The hole is a visual monument to the failed plans of two ambitious businessmen who vowed to revitalize this struggling region, known as the Northeast Kingdom. With an $850 million dream, they promised the biggest economic development in Vermont history. They planned to finance it through a federal program that allows wealthy foreign citizens to invest $500,000 in projects in distressed areas in return for green cards, leading to permanent residency in the United States.

Instead, the two have been accused of perpetrating the biggest fraud in Vermont history — as well as in the history of that federal visa program, known as EB-5.

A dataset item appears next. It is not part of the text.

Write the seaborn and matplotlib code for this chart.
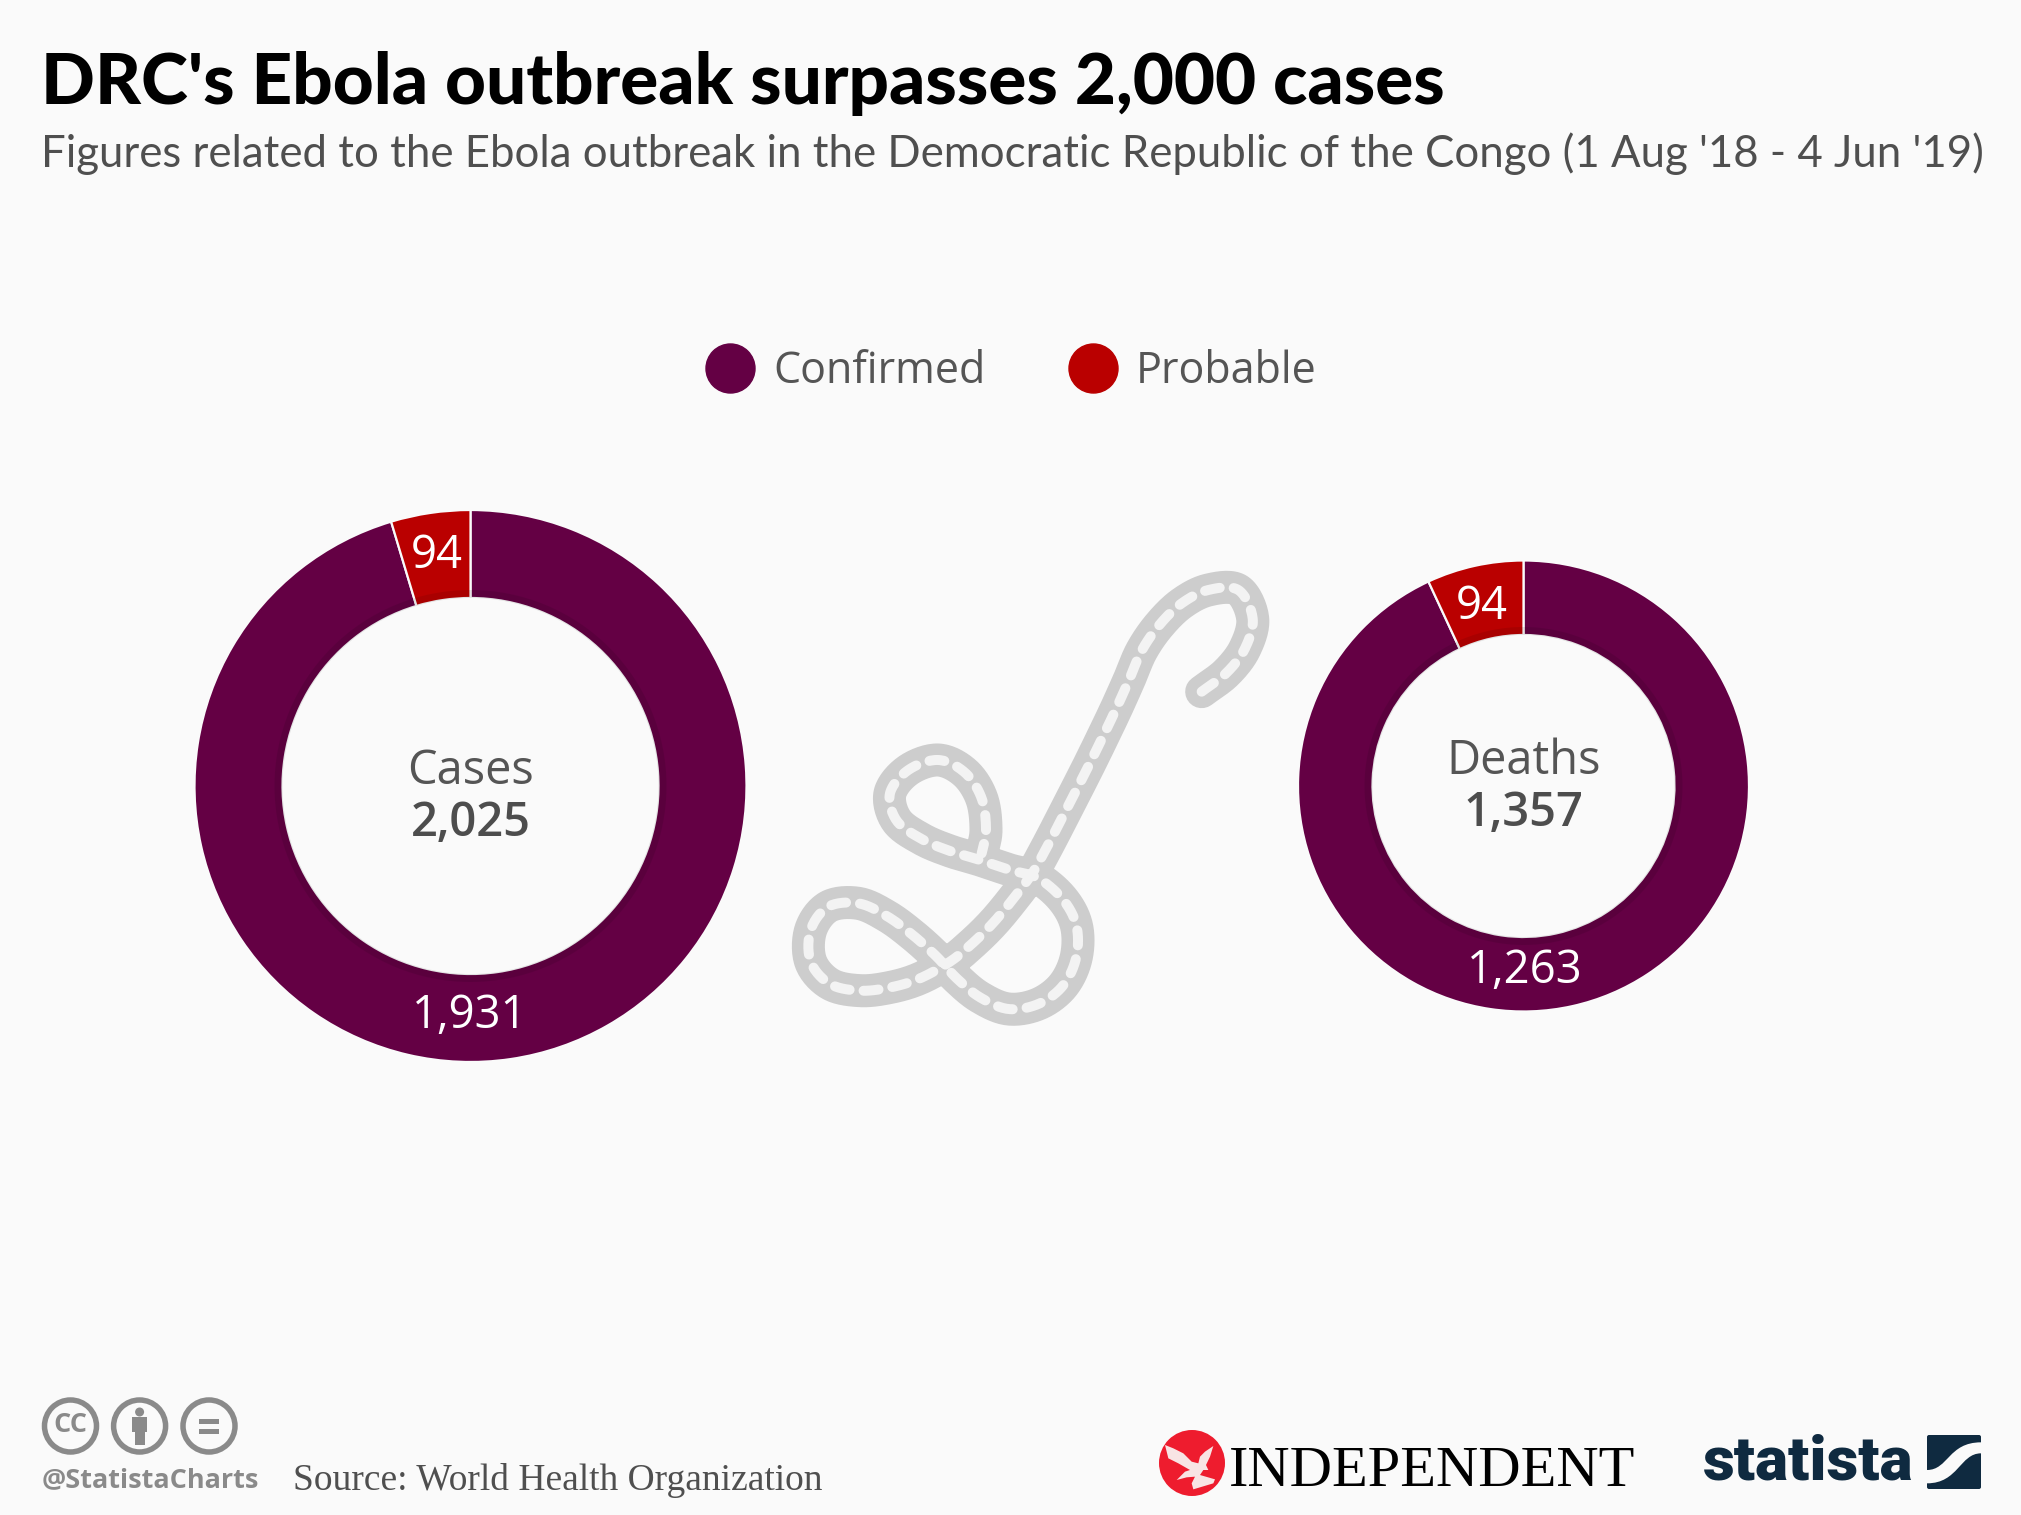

The businessmen, Ariel Quiros and William Stenger, raised $350 million through the EB-5 program from hundreds of foreign investors from at least 74 countries. The money was intended for an array of projects, including a ski resort, hotels and a biotech research firm. Instead, according to a 52-count civil complaint filed last month by the federal Securities and Exchange Commission and a 15-count civil complaint filed by the State of Vermont, they engineered a “massive eight-year fraudulent scheme” in which they “systematically looted” millions of dollars out of the foreign investors.

The complaints said the two used a “Ponzi-like” scheme to divert $200 million intended for future projects into a dizzying swirl of fraudulent accounts set up to try to keep earlier projects afloat. Some were completed, others were not. In addition, Mr. Quiros was accused of siphoning off $50 million for his personal use, which included buying a luxury condominium in Trump Place New York.

<snip>


The allegations against Mr. Stenger particularly stung people here because they had known him for decades as a friend and civic-minded neighbor. He was not accused of siphoning money for his personal use, but the S.E.C. said he “extremely recklessly ceded control of investor funds to Quiros” and “did almost nothing to manage investor money, even when confronted with red flags of Quiros’ misuse.”

In an email interview, Mr. Stenger said he could not discuss the specific allegations against him. But in his most extensive comments yet on the situation, he said he knew he had let people down.